Your proposal is very appealing to me, for I am hoping that we can widen the Classical concept of federalism, as the insuring of “good faith” among a number of sovereign corporate entities exercising a political jurisdiction, so as to include the joint undertakings of proprietary organizations with respect to services that are common and general throughout their respective communities. This “good faith” (federe) is of course essential in either case; in the one for the true observance of covenants — agreements of non-aggression, express or implied — and in the other for the faithful performance of contracts which are not negative and thus can be and nearly always are fully performed. The vice or virtue of federalism would seem to depend on the nature, on the ultima res or subject-matter of the compact or agreement — whether it is the accepting and respecting of a status or the performing of actions that lead to mutual advance.

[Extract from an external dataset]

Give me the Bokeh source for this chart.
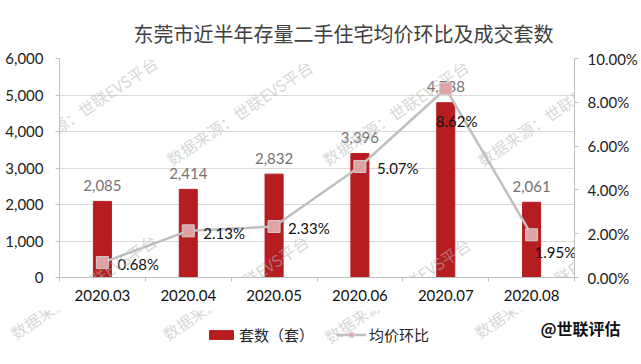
import math
from bokeh.plotting import figure
from bokeh.layouts import column
from bokeh.models import (Range1d, LinearAxis, FixedTicker, NumeralTickFormatter, Title,
                          PrintfTickFormatter, ColumnDataSource, Legend, LegendItem, Label, LabelSet)
from bokeh.core.properties import value
from bokeh.embed import file_html
from bokeh.resources import INLINE

# ---------------- data ----------------
months = ["2020.03", "2020.04", "2020.05", "2020.06", "2020.07", "2020.08"]
units = [2085, 2414, 2832, 3396, 4788, 2061]          # 套数（套）
mom_pct = [0.68, 2.13, 2.33, 5.07, 8.62, 1.95]        # 均价环比 (%)
left_ticks = [0, 1000, 2000, 3000, 4000, 5000, 6000]
right_ticks = [0, 2, 4, 6, 8, 10]

title_text = "东莞市近半年存量二手住宅均价环比及成交套数"
bar_name = "套数（套）"
line_name = "均价环比"
watermark = "数据来源：世联EVS平台"
credit = "@世联评估"

# ---------------- styles ----------------
pct_dx = [15, 15, 14, 17, -10, 3]
pct_dy = [1, 2, 2, 2, 32, 17]          # downward screen px
wm_pos = [(84, 108), (239, 112), (395, 112), (550, 113),
          (83, 286), (235, 287), (397, 290), (547, 285)]
W, H1, H2 = 641, 310, 54
FL, FR, FT, FB = 59, 574, 58, 277       # main frame, page px

BAR = "#b51d21"
LINE = "#bfbfbf"
MFILL, MLINE = "#e0a3a3", "#d0d0d0"
LATIN = "Lato"
CJK = "Noto Sans CJK SC"
WM = dict(angle=math.radians(34), text_align="center", text_baseline="middle",
          text_font=CJK, text_font_size="16px", text_color="#b5b5b5", text_alpha=0.55,
          level="overlay")

xpos = [i + 0.5 for i in range(len(months))]
src = ColumnDataSource(dict(
    x=xpos, units=units, pct=mom_pct,
    ulab=[f"{v:,}" for v in units],
    plab=[f"{v:.2f}%" for v in mom_pct],
    dx=pct_dx, ndy=[-d for d in pct_dy],
))

XMAX = len(months)
YMAX = left_ticks[-1]


def dx_of(px):
    return (px - FL) / (FR - FL) * XMAX


def dy_of(py):
    return (FB - py) / (FB - FT) * YMAX


# ================= main chart =================
p = figure(width=W, height=H1, x_range=Range1d(0, XMAX),
           y_range=Range1d(left_ticks[0], YMAX),
           output_backend="svg", toolbar_location=None,
           min_border_left=FL, min_border_right=W - FR, min_border_top=FT,
           min_border_bottom=H1 - FB)
p.extra_y_ranges = {"pct": Range1d(right_ticks[0], right_ticks[-1])}
p.outline_line_color = None
p.background_fill_color = "white"
p.border_fill_color = "white"

bars = p.vbar(x="x", top="units", width=0.21, source=src, fill_color=BAR, line_color=BAR)
p.text(x="x", y="units", text="ulab", source=src, text_align="center", text_baseline="middle",
       y_offset=-16, text_font=value(LATIN), text_font_size="15px", text_color="#767171")

line = p.line(x="x", y="pct", source=src, y_range_name="pct", line_color=LINE, line_width=2.5)
marks = p.scatter(x="x", y="pct", source=src, y_range_name="pct", marker="square", size=12,
                  fill_color=MFILL, line_color=MLINE, line_width=1)
p.add_layout(LabelSet(x="x", y="pct", text="plab", source=src, y_range_name="pct",
                      x_offset="dx", y_offset="ndy", text_align="left", text_baseline="middle",
                      text_font=value(LATIN), text_font_size="15px", text_color="#111111",
                      level="overlay"))

for (wx, wy) in wm_pos:
    p.add_layout(Label(x=dx_of(wx), y=dy_of(wy), text=watermark, **WM))

p.xgrid.visible = False
p.ygrid.grid_line_color = "#d9d9d9"
p.ygrid.ticker = FixedTicker(ticks=left_ticks)

xa = p.xaxis[0]
xa.ticker = FixedTicker(ticks=xpos, minor_ticks=list(range(len(months) + 1)))
xa.major_label_overrides = {x: m for x, m in zip(xpos, months)}
xa.major_tick_line_color = None
xa.major_tick_out = 0
xa.major_tick_in = 0
xa.minor_tick_out = 4
xa.minor_tick_in = 0
xa.minor_tick_line_color = "#bfbfbf"
xa.axis_line_color = "#bfbfbf"
xa.major_label_standoff = 8
xa.major_label_text_font = LATIN
xa.major_label_text_font_size = "15px"
xa.major_label_text_color = "#111111"

ya = p.yaxis[0]
ya.ticker = FixedTicker(ticks=left_ticks)
ya.formatter = NumeralTickFormatter(format="0,0")
ya.axis_line_color = "#bfbfbf"
ya.major_tick_line_color = "#bfbfbf"
ya.major_tick_out = 4
ya.major_tick_in = 0
ya.minor_tick_line_color = None
ya.major_label_standoff = 12
ya.major_label_text_font = LATIN
ya.major_label_text_font_size = "15px"
ya.major_label_text_color = "#222222"

ra = LinearAxis(y_range_name="pct", ticker=FixedTicker(ticks=right_ticks),
                formatter=PrintfTickFormatter(format="%.2f%%"))
ra.axis_line_color = "#bfbfbf"
ra.major_tick_line_color = "#bfbfbf"
ra.major_tick_out = 4
ra.major_tick_in = 0
ra.minor_tick_line_color = None
ra.major_label_standoff = 9
ra.major_label_text_font = LATIN
ra.major_label_text_font_size = "15px"
ra.major_label_text_color = "#222222"
p.add_layout(ra, "right")

p.title = Title(text=title_text, align="left", offset=133 - FL, standoff=22,
                text_font=CJK, text_font_size="20px", text_font_style="normal",
                text_color="#404040")

# ================= legend strip =================
q = figure(width=W, height=H2, x_axis_type=None, y_axis_type=None,
           output_backend="svg", toolbar_location=None,
           min_border=0, min_border_left=0, min_border_right=0, min_border_top=0,
           min_border_bottom=0)

unaligned = True
try:
    p.frame_align = False
    q.frame_align = False
except Exception:
    unaligned = False

if unaligned:
    X0, X1 = 0, W          # strip frame spans the whole width
else:
    X0, X1 = FL, FR        # strip frame aligned with the main frame
q.x_range = Range1d(X0, X1)
q.y_range = Range1d(0, H2)
q.outline_line_color = None
q.background_fill_color = "white"
q.border_fill_color = "white"
q.xgrid.visible = False
q.ygrid.visible = False

# legend renderers: same data, mapped to ranges that keep them off the strip
q.extra_x_ranges = {"off": Range1d(1000, 2000)}
q.extra_y_ranges = {"off": Range1d(100000, 200000)}
lbar = q.vbar(x="x", top="units", width=0.21, source=src, x_range_name="off",
              y_range_name="off", fill_color=BAR, line_color=BAR)
lline = q.line(x="x", y="pct", source=src, x_range_name="off", y_range_name="off",
               line_color=LINE, line_width=2.5)
lmark = q.scatter(x="x", y="pct", source=src, x_range_name="off", y_range_name="off",
                  marker="square", size=12, fill_color=MFILL, line_color=MLINE, line_width=1)

legend = Legend(items=[LegendItem(label=bar_name, renderers=[lbar]),
                       LegendItem(label=line_name, renderers=[lline, lmark])],
                orientation="horizontal", location=(206 - X0, 19),
                glyph_width=30, glyph_height=11, label_standoff=3, spacing=22,
                padding=4, margin=0, border_line_color=None, background_fill_alpha=0,
                label_text_font=CJK, label_text_font_size="15px", label_text_color="#262626")
q.add_layout(legend)

for (wx, wy) in wm_pos:
    q.add_layout(Label(x=wx, y=H1 + H2 - wy, text=watermark, **WM))

q.add_layout(Label(x=540, y=H1 + H2 - 327, text=credit, text_align="left",
                   text_baseline="middle", text_font=CJK, text_font_size="16px",
                   text_font_style="bold", text_color="#111111", level="overlay"))

layout = column(p, q, spacing=0)
open("out.html", "w").write(file_html(layout, INLINE))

I should have been happy had you proposed to discuss these principles in a general way, apart from the interest of any single author or publication. I am thus and therefore all the more gratified that you propose my Citadel, Market and Altar as pointing up four different aspects or approaches. The first, I would suggest, is that of the natural scientist whose methods of research and discovery have revealed so much and have been so marvelous in their results. The second could be that of the humanist and historian, whose allegiance to values and recordings of achievement afford rich vantage-ground for ever higher adventurings in the realms of spirit and mind. The third approach would be that of the man of business who, though but dimly knowing it and for golden gain, brings to the practical use and services of millions of men what can be first seen and dreamed by only a gifted few. A fourth approach may well be that of philosophy and art, of sages and singers who aspire to the universal, whose systems and precepts, signs and symbols, give intimations of immortality and waken the divine.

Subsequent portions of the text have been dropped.